__Requirements__: Beginning with the line that contains "Output the Python" and ending with the line that contains "48.9, 46.6, 44.9]", reproduce each line exactly; include both and add nothing.

__Stored dataset items__:
--- begin ---

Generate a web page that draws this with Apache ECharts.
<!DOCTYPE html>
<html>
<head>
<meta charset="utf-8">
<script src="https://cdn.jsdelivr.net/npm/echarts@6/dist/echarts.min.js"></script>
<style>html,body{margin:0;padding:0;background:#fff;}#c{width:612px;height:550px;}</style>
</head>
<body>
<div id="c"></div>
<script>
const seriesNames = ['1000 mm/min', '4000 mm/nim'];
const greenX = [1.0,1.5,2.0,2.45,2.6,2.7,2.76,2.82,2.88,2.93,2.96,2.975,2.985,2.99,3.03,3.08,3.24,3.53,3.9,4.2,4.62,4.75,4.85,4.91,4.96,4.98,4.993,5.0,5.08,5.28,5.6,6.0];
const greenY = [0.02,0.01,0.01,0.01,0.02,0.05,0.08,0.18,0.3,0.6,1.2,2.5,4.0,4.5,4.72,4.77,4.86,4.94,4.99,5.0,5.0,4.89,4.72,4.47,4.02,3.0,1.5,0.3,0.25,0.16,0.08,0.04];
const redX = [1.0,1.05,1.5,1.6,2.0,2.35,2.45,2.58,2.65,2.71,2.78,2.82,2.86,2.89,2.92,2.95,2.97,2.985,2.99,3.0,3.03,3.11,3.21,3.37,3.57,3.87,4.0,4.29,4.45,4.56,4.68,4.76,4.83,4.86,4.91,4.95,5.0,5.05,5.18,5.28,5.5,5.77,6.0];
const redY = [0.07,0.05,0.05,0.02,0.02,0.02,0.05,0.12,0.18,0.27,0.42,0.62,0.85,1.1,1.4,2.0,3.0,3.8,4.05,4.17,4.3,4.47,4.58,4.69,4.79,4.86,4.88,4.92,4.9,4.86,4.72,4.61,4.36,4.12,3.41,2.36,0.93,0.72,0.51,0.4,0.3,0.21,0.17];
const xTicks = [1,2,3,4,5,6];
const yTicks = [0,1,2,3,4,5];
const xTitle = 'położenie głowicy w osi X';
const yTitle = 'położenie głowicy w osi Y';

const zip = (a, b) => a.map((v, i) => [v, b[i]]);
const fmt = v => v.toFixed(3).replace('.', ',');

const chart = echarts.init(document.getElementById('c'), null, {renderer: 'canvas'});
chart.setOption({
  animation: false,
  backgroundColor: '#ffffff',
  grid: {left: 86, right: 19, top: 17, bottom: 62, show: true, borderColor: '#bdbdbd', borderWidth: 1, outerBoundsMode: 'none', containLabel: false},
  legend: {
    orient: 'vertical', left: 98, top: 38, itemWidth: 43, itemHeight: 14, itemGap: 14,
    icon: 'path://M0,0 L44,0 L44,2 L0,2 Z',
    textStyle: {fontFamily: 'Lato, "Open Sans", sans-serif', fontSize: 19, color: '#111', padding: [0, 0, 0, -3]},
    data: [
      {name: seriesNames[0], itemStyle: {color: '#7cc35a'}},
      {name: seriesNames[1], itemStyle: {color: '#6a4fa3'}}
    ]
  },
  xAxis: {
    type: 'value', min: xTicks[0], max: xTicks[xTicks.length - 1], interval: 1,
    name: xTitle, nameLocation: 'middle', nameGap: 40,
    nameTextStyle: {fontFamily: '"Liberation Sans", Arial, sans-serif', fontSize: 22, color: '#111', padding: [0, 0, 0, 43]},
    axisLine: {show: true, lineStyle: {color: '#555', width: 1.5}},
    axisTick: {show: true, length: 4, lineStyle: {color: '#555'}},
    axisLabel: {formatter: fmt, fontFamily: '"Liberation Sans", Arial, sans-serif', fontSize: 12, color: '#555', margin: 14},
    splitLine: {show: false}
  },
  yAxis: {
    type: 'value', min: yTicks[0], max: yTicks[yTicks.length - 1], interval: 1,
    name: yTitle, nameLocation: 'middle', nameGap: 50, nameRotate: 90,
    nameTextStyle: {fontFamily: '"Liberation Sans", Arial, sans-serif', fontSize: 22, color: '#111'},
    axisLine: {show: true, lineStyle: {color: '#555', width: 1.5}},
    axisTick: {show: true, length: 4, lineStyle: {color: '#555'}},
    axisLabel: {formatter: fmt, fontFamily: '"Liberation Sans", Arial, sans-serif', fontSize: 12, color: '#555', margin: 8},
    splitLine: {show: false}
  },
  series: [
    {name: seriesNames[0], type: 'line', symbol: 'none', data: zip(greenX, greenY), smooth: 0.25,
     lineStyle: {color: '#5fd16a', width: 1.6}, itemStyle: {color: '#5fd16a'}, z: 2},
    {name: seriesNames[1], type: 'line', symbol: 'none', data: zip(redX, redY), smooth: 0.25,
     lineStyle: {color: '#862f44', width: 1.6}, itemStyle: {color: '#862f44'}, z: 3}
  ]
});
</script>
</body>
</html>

--- end ---
--- begin ---

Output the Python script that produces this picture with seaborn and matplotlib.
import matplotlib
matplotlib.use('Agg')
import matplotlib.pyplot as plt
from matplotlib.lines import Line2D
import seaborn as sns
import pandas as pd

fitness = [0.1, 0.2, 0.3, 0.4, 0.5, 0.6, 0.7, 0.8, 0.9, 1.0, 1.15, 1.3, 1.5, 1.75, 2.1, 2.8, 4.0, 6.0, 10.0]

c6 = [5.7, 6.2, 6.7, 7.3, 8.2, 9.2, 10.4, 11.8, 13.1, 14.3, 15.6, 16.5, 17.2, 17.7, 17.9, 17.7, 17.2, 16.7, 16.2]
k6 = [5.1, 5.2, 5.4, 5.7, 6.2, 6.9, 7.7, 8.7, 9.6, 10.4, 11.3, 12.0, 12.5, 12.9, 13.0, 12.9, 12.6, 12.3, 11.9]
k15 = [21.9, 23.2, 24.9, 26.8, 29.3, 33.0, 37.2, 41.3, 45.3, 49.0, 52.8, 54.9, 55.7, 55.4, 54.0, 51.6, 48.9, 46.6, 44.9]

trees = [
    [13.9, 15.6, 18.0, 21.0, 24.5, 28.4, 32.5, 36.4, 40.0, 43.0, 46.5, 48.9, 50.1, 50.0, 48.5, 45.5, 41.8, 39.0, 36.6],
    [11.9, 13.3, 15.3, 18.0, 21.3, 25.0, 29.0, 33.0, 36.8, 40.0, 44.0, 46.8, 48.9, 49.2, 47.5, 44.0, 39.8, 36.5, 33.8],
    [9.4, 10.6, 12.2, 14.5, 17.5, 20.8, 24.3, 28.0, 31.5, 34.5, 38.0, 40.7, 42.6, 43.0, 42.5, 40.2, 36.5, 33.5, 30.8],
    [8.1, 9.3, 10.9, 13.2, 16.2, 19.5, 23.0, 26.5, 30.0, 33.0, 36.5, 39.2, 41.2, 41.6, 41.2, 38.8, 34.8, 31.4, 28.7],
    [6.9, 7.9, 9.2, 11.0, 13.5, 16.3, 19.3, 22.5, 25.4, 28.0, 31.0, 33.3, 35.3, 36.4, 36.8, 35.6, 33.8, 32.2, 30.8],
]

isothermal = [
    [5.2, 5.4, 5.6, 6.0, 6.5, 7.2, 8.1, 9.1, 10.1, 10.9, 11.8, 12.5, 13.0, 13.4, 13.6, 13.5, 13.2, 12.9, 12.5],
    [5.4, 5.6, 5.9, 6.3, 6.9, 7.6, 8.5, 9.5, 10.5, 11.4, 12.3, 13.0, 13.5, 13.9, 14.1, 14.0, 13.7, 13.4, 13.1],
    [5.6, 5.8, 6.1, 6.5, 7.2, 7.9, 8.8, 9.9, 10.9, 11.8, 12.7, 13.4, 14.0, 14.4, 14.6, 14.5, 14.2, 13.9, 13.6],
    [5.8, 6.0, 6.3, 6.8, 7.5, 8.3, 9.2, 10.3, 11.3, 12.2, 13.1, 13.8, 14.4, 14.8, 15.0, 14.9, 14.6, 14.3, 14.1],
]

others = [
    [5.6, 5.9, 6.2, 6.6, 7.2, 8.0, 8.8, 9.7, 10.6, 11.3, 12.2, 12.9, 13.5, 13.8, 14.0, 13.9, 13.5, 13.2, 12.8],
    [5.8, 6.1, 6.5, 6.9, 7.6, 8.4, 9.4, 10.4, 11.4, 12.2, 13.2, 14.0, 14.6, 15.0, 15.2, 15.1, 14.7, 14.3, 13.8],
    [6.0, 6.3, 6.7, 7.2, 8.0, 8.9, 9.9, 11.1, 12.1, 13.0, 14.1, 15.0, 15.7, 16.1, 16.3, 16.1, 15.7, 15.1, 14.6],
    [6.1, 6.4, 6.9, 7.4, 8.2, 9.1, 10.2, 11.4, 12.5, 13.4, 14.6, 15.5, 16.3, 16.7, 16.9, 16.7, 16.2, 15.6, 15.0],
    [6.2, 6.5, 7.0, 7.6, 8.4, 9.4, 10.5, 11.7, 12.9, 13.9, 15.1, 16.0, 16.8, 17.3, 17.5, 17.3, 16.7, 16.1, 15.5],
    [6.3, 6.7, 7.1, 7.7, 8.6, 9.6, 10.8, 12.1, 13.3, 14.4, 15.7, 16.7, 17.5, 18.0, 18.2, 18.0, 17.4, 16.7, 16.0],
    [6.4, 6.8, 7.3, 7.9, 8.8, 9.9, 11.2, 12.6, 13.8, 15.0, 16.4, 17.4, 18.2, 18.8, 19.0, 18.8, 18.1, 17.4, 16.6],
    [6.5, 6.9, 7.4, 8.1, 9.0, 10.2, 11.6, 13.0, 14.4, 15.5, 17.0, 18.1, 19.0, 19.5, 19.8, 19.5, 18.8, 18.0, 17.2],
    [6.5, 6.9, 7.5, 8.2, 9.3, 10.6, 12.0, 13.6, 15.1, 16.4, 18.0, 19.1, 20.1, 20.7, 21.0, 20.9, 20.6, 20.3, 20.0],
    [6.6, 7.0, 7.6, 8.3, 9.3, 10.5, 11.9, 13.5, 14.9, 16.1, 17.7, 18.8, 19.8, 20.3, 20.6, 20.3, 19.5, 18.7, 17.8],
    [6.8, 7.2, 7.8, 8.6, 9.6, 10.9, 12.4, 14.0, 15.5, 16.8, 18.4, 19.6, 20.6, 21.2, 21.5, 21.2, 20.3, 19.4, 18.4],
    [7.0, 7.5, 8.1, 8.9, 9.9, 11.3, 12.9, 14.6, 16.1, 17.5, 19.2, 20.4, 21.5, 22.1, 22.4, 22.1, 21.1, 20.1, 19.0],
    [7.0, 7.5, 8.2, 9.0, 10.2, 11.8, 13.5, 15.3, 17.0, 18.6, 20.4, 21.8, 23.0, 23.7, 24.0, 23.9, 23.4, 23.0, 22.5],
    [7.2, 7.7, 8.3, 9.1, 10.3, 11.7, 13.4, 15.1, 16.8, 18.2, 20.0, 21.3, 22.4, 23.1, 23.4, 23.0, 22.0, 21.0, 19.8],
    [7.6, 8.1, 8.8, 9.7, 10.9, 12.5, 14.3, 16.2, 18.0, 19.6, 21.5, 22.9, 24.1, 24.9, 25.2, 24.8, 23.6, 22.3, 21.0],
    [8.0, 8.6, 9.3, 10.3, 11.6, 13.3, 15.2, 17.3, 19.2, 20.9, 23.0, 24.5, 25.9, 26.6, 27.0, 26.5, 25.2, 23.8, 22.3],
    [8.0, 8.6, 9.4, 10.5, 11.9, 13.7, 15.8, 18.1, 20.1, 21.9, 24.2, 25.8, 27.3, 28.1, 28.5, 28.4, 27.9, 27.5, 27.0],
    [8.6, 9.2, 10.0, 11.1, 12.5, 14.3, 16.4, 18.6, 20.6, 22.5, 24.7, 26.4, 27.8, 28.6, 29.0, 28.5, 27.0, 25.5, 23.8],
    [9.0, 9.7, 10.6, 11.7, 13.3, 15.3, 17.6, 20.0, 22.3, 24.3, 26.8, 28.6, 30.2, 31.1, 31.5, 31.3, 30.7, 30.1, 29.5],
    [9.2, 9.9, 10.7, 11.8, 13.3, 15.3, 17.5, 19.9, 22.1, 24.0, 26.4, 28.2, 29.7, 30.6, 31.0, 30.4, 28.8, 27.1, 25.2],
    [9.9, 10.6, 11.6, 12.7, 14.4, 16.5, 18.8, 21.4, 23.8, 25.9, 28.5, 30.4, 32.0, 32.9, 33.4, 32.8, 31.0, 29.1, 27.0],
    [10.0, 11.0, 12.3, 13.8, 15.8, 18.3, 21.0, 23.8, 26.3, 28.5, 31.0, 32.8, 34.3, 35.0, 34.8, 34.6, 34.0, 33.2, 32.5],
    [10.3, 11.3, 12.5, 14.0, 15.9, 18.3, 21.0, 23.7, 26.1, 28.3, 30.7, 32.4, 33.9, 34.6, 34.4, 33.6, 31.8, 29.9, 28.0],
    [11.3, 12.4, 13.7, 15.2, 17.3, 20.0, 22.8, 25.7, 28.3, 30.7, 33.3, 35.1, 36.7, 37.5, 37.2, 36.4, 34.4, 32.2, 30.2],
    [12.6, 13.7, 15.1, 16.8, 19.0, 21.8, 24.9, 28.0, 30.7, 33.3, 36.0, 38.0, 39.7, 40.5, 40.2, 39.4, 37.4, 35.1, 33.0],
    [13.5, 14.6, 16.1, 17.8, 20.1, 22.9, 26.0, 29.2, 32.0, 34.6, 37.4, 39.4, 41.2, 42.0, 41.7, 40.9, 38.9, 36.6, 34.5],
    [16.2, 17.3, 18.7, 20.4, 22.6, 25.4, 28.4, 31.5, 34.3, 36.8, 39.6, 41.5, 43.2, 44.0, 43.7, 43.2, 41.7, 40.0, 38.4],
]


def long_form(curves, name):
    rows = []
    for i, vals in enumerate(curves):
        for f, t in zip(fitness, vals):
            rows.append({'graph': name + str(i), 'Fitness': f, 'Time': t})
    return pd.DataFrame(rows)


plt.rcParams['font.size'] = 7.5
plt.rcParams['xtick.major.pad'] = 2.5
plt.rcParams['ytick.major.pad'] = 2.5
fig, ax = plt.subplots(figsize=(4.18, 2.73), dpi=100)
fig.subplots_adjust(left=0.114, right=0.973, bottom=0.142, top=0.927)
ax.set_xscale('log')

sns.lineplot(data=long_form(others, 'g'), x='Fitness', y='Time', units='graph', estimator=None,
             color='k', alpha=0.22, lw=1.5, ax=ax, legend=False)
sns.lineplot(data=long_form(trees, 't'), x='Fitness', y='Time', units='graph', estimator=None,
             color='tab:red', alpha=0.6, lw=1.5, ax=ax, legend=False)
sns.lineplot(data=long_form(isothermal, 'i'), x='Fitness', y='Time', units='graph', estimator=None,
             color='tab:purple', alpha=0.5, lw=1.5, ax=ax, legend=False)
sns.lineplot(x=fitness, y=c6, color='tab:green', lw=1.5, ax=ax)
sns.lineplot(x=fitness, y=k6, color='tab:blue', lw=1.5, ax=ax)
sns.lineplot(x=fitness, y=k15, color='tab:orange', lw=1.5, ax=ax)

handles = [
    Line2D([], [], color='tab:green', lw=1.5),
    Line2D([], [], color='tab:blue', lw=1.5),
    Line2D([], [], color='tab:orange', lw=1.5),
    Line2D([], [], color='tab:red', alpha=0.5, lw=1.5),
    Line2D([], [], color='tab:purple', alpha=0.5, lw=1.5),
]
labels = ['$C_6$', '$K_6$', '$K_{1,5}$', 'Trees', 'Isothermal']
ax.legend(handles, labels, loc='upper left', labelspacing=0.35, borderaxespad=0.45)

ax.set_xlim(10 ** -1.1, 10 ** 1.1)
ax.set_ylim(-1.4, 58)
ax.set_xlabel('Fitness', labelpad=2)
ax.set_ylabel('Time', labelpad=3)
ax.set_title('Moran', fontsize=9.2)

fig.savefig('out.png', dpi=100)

--- end ---
--- begin ---

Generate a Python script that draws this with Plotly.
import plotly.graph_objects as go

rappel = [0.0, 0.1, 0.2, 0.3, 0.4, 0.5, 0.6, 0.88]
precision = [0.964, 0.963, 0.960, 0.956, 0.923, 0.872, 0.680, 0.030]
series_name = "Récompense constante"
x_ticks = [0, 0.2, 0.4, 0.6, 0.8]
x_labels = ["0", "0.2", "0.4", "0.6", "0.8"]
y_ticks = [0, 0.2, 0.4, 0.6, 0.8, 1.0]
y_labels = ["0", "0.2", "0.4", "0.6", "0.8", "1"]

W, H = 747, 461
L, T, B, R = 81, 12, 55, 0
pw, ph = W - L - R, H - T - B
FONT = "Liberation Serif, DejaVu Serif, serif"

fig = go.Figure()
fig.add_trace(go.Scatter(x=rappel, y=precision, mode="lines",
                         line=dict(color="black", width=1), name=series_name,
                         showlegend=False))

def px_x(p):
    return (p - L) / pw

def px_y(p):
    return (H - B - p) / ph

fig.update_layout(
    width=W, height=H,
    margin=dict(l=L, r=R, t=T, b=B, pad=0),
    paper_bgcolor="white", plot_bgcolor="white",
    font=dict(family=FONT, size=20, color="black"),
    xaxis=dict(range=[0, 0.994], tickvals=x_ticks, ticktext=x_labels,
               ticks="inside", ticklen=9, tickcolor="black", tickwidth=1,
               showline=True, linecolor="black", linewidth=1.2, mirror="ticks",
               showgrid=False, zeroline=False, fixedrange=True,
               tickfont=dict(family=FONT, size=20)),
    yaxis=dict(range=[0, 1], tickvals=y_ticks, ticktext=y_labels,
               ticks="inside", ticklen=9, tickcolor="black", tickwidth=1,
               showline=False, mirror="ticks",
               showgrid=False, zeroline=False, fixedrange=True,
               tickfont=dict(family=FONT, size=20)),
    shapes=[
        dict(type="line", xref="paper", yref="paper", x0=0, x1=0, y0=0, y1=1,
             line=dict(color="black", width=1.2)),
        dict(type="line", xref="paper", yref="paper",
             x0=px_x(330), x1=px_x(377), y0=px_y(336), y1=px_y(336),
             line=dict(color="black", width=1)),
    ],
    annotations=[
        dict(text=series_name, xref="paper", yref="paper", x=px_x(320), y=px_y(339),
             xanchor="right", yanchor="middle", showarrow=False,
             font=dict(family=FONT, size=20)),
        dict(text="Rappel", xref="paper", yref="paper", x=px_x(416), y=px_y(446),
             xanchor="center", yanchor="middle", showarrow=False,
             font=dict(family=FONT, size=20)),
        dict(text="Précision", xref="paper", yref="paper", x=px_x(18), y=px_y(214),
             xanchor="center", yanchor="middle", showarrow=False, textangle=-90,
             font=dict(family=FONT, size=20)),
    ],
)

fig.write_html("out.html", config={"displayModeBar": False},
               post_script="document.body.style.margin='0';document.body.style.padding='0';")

--- end ---

__Task answer__:
Output the Python script that produces this picture with seaborn and matplotlib.
import matplotlib
matplotlib.use('Agg')
import matplotlib.pyplot as plt
from matplotlib.lines import Line2D
import seaborn as sns
import pandas as pd

fitness = [0.1, 0.2, 0.3, 0.4, 0.5, 0.6, 0.7, 0.8, 0.9, 1.0, 1.15, 1.3, 1.5, 1.75, 2.1, 2.8, 4.0, 6.0, 10.0]

c6 = [5.7, 6.2, 6.7, 7.3, 8.2, 9.2, 10.4, 11.8, 13.1, 14.3, 15.6, 16.5, 17.2, 17.7, 17.9, 17.7, 17.2, 16.7, 16.2]
k6 = [5.1, 5.2, 5.4, 5.7, 6.2, 6.9, 7.7, 8.7, 9.6, 10.4, 11.3, 12.0, 12.5, 12.9, 13.0, 12.9, 12.6, 12.3, 11.9]
k15 = [21.9, 23.2, 24.9, 26.8, 29.3, 33.0, 37.2, 41.3, 45.3, 49.0, 52.8, 54.9, 55.7, 55.4, 54.0, 51.6, 48.9, 46.6, 44.9]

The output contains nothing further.